I swear we change LED floods almost as often as we did sodium lamps in the fittings that the LEDs replaced, I'm not sure the lower running watts is worth it from a green perspective at the cost of the mountains of LED fittings on the scrapheap!

 
I'm not sure the lower running watts is worth it from a green perspective at the cost of the mountains of LED fittings on the scrapheap!


This is the huge hidden "Elephant In The Room" that never seems to be fully taken into account when calculating the overall carbon footprint, energy consumption, purchase costs and impact of LED lighting..

I don't doubt that LED lighting is better.. 

BUT the percentage improvement is nowhere near as high as some publicity would suggest...

Guinness  

 
BUT the percentage improvement is nowhere near as high as some publicity would suggest...

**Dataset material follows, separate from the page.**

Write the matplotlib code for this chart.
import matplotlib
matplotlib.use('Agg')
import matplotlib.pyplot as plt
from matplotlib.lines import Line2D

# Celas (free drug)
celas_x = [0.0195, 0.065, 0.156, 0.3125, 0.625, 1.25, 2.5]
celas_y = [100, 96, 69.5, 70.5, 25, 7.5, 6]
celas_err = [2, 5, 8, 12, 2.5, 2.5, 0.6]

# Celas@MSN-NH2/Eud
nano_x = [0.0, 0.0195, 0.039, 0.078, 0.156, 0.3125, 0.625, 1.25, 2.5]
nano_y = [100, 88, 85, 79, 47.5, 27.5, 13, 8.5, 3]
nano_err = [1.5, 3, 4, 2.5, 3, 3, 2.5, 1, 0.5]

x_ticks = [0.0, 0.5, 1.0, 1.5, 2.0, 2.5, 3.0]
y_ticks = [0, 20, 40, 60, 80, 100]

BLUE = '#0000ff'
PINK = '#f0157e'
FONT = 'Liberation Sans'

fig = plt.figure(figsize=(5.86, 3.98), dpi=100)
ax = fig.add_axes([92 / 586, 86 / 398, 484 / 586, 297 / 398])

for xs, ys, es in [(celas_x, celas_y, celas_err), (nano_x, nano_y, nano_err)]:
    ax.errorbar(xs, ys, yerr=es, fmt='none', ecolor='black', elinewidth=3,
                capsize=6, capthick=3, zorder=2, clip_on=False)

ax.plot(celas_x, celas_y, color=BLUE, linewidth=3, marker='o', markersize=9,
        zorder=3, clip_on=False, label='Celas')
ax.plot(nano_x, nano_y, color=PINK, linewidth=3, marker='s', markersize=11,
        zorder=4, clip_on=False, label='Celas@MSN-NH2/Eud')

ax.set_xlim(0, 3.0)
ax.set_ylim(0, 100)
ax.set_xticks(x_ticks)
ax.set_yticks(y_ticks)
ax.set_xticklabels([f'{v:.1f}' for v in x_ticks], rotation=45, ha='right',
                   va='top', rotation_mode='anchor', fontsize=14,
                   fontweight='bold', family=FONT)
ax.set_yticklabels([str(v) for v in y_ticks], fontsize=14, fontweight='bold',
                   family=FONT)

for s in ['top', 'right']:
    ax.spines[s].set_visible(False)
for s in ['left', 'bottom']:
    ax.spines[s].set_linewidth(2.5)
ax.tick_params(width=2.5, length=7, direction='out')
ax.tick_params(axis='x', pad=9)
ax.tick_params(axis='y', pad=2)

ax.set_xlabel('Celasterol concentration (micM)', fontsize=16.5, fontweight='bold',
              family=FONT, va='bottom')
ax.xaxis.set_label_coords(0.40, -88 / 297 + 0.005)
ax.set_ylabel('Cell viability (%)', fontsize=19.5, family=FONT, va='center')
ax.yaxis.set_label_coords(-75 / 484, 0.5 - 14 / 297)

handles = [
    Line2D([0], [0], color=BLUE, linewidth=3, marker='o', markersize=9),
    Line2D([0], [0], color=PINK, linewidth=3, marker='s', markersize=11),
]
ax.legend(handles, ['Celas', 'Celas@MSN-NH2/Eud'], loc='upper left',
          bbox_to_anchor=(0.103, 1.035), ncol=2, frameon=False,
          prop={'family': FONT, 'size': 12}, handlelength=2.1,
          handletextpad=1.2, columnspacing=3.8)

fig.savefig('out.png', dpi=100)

And nowhere is this more true than with the current heat pumps debate, headline COP ratings are not applicable at the conditions when demand for heat is highest, where is all the electricty to run them comming from (From memory generation from gas is about 40% efficent, so if the COP drops much below 2.25x then you'd be better off just burning the gas for heat as modern boilers are pretty efficient) then there are the gases covered under the montreal protocol that will eventually make it to the atmosphere.

"For a successful technology, reality must take precedence over public relations, for Nature cannot be fooled."

 
especially compared to lights that are already very efficient, like sodium and metal halides. there isnt a massive difference in energy consumption compared to halogen & tungsten lamps
you have to factor the ballasts into the energy consumption, but, the main reason for changing these to LED is suppossedly much longer life, so less maintenance costs. Trying to find reliable LED floods seems like finding hen's teeth. The only ones I've fitted that have been very reliable are very expensive Philips units, fitted about 7 years ago and still working fine  to illuminate this church. 

I've also fitted some 'corn on the cobs' from Amazon in lamp posts for a block of flats roughly 6/7 years ago. Some unknown Chinese make, and they have been fine. It's all a bit random!